There are seven elements of BRAVING, or learning to create connections in which you truly belong and can bring your whole self to the relationship:
You set and understand boundaries in your work and personal relationships. If you don’t know what the boundaries are, you ask. Once you’ve established the boundaries, you respect them.
You do what you say and you say what you do.
This means that you don’t overcommit to things and say you will do more than you can do and then back out. Instead, you are realistic about your capabilities and come through with your promises.
You don’t backchannel and blame others. Instead, you speak to people directly when you feel that are in the wrong and you freely admit when you feel like you’ve done something wrong.
This is a big one! You don’t use other people’s stories to connect with others. In other words, you don’t use gossip to connect with good friends you also don’t use your good friends’ stories as gossip. You connect personally and only tell your own stories.
And, this is a tough one! You choose what’s right over what’s fun, fast, and easy. Today’s culture places a great emphasis on the fun, the fast, and the easy.
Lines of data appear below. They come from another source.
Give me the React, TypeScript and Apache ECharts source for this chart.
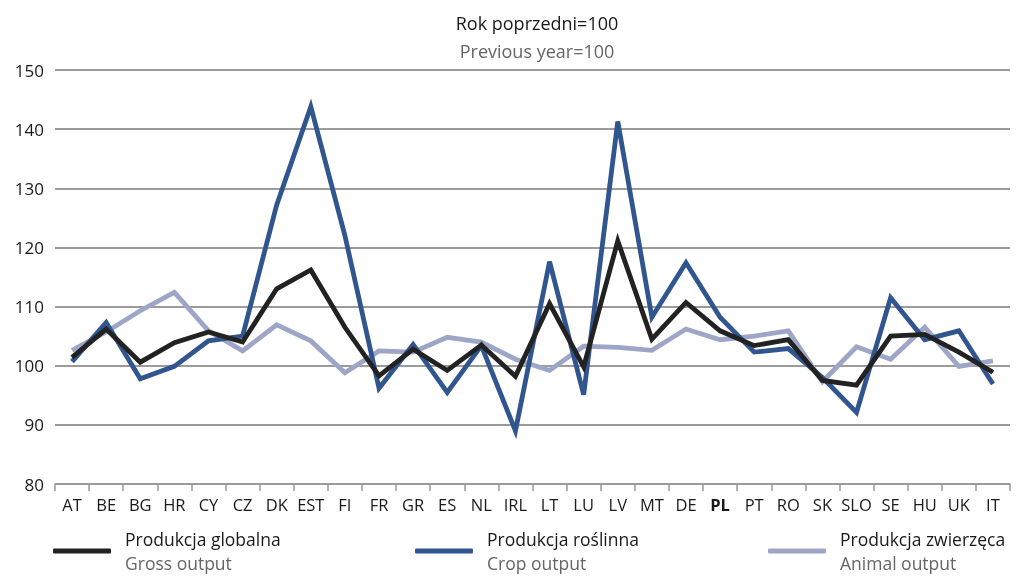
import React, { useEffect, useRef } from "react";
import * as echarts from "echarts";

const categories = ["AT","BE","BG","HR","CY","CZ","DK","EST","FI","FR","GR","ES","NL","IRL","LT","LU","LV","MT","DE","PL","PT","RO","SK","SLO","SE","HU","UK","IT"];
const grossOutput = [101.4,106.2,100.6,103.9,105.7,104.0,113.0,116.2,106.5,98.3,102.8,99.2,103.5,98.2,110.5,99.8,121.1,104.5,110.7,105.9,103.4,104.4,97.5,96.7,105.0,105.3,102.3,98.9];
const cropOutput = [100.7,107.3,97.8,99.9,104.2,105.0,127.2,143.8,122.0,96.2,103.6,95.5,103.4,89.0,117.6,95.1,141.3,108.2,117.4,108.2,102.3,102.9,98.0,92.1,111.5,104.4,105.9,96.9];
const animalOutput = [102.6,105.7,109.3,112.4,105.9,102.5,106.9,104.2,98.8,102.5,102.3,104.8,104.0,101.1,99.2,103.3,103.1,102.6,106.2,104.4,105.0,105.9,97.3,103.2,101.1,106.5,99.9,100.8];
const seriesNamesPl = ["Produkcja globalna","Produkcja roślinna","Produkcja zwierzęca"];
const seriesNamesEn = ["Gross output","Crop output","Animal output"];
const titlePl = "Rok poprzedni=100";
const titleEn = "Previous year=100";
const yMin = 80, yMax = 150, yStep = 10;

const FONT = "'Open Sans', 'Noto Sans', sans-serif";
const COLORS = ["#222222", "#31568f", "#9ea6c8"];

export default function App() {
  const ref = useRef<HTMLDivElement>(null);
  useEffect(() => {
    if (!ref.current) return;
    const chart = echarts.init(ref.current, null, { renderer: "svg" });
    const values = [grossOutput, cropOutput, animalOutput];
    const legendLefts = [53, 415, 768];
    chart.setOption({
      animation: false,
      textStyle: { fontFamily: FONT },
      grid: { left: 55, right: 15, top: 70, bottom: 94 },
      title: {
        text: titlePl,
        subtext: titleEn,
        left: 532,
        top: 6,
        textAlign: "center",
        itemGap: 4,
        textStyle: { fontFamily: FONT, fontSize: 18, fontWeight: "normal", color: "#1a1a1a", lineHeight: 24 },
        subtextStyle: { fontFamily: FONT, fontSize: 18, color: "#666666", lineHeight: 24 },
      },
      legend: seriesNamesPl.map((n, i) => ({
        data: [n],
        left: legendLefts[i],
        top: 530,
        icon: "roundRect",
        itemWidth: 58,
        itemHeight: 5,
        itemGap: 0,
        padding: 0,
        selectedMode: false,
        formatter: () => `{a|${seriesNamesPl[i]}}\n{b|${seriesNamesEn[i]}}`,
        textStyle: {
          padding: [0, 0, 0, 9],
          rich: {
            a: { fontFamily: FONT, fontSize: 17.5, color: "#1a1a1a", lineHeight: 24 },
            b: { fontFamily: FONT, fontSize: 17.5, color: "#666666", lineHeight: 24 },
          },
        },
      })),
      xAxis: {
        type: "category",
        data: categories,
        boundaryGap: true,
        axisLine: { lineStyle: { color: "#999999", width: 1.5 } },
        axisTick: { show: true, length: 7, alignWithLabel: false, lineStyle: { color: "#999999", width: 1.5 } },
        axisLabel: {
          interval: 0,
          margin: 12,
          color: "#1a1a1a",
          fontFamily: FONT,
          fontSize: 16.5,
          formatter: (v: string) => (v === "PL" ? `{b|${v}}` : v),
          rich: { b: { fontWeight: "bold", fontFamily: FONT, fontSize: 16.5, color: "#1a1a1a" } },
        },
      },
      yAxis: {
        type: "value",
        min: yMin,
        max: yMax,
        interval: yStep,
        axisLine: { show: false },
        axisTick: { show: false },
        axisLabel: { color: "#1a1a1a", fontFamily: FONT, fontSize: 17, margin: 11 },
        splitLine: { lineStyle: { color: "#7a7a7a", width: 1.5 } },
      },
      series: seriesNamesPl.map((n, i) => ({
        name: n,
        type: "line",
        data: values[i],
        symbol: "none",
        z: i === 2 ? 1 : i === 0 ? 3 : 2,
        lineStyle: { color: COLORS[i], width: 4.8, join: "miter" },
        itemStyle: { color: COLORS[i] },
      })),
    });
    return () => chart.dispose();
  }, []);
  return <div ref={ref} style={{ position: "fixed", left: 0, top: 0, width: 1025, height: 578 }} />;
}
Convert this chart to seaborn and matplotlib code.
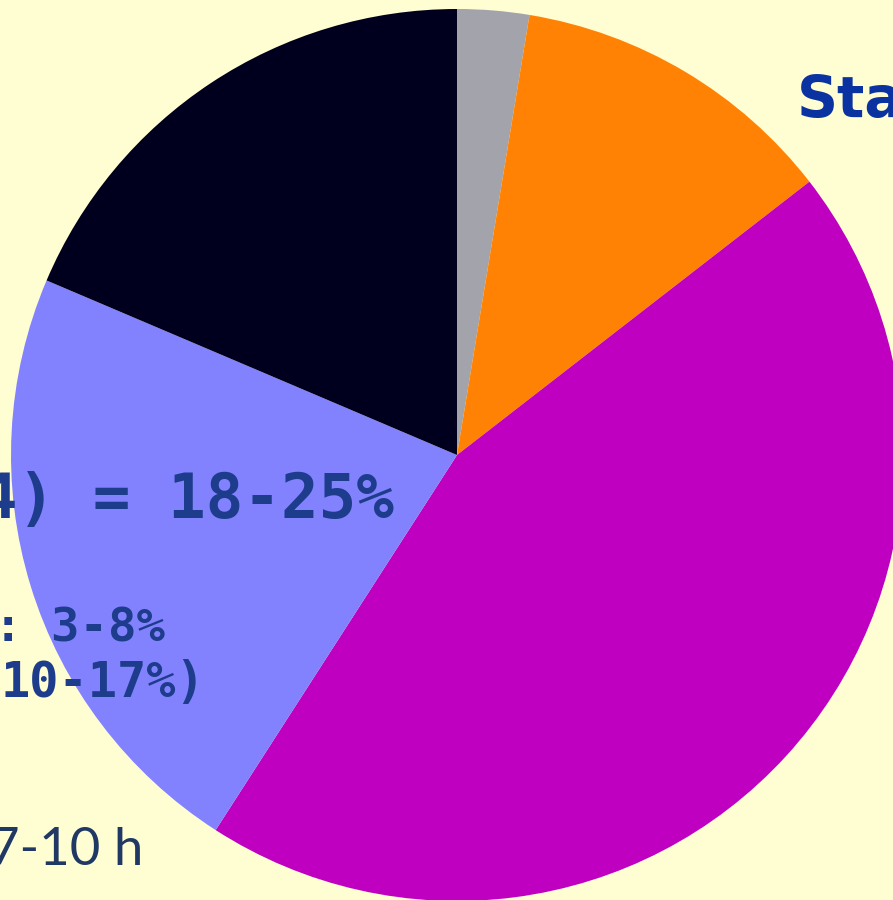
import matplotlib
matplotlib.use('Agg')
import matplotlib.pyplot as plt
import seaborn as sns

# slices clockwise from 12 o'clock
slices = ['grey', 'orange', 'magenta', 'blue', 'black']
shares = [2.6, 11.9, 44.6, 22.3, 18.6]
colours = ['#A3A3AB', '#FF8204', '#C000C0', '#8282FF', '#00001E']

bg = '#FFFDD2'
sns.set_style('white')

fig = plt.figure(figsize=(8.93, 9.0), dpi=100, facecolor=bg)
ax = fig.add_axes([0, 0, 1, 1])
ax.set_facecolor(bg)

ax.pie(shares, colors=colours, startangle=90, counterclock=False,
       radius=1.0, center=(0, 0), wedgeprops=dict(linewidth=0))

# pixel mapping: centre (457, 455), radius 446 px
cx, cy, r = 457.0, 455.0, 446.0
ax.set_xlim((0 - cx) / r, (893 - cx) / r)
ax.set_ylim((cy - 900) / r, (cy - 0) / r)
ax.set_aspect('auto')
ax.axis('off')


def px(x, y):
    return (x - cx) / r, (cy - y) / r


ax.text(*px(797, 117), 'Sta', color='#0A32A0', fontsize=41, fontweight='bold',
        family='DejaVu Sans', ha='left', va='baseline')
ax.text(*px(394, 518), '4) = 18-25%', color='#1E3C8C', fontsize=45,
        fontweight='bold', family='DejaVu Sans Mono', ha='right', va='baseline')
ax.text(*px(165, 642), ': 3-8%', color='#1E3C8C', fontsize=34,
        fontweight='bold', family='DejaVu Sans Mono', ha='right', va='baseline')
ax.text(*px(205, 697), '10-17%)', color='#1E3C8C', fontsize=35,
        fontweight='bold', family='DejaVu Sans Mono', ha='right', va='baseline')
ax.text(*px(143, 865), '7-10 h', color='#1F3864', fontsize=38,
        family='Lato', ha='right', va='baseline')

fig.savefig('out.png', dpi=100, facecolor=bg)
Instead, you choose what is right.
You can ask for help and other people can ask you for help without being judged. This means that you are comfortable sometimes being reliant on other people and that other people can be comfortable being reliant on you.
When things go wrong, you assume positive intentions on the part of someone else. In other words, if something happens that upsets you, you approach the other person with clarifying questions, rather than anger.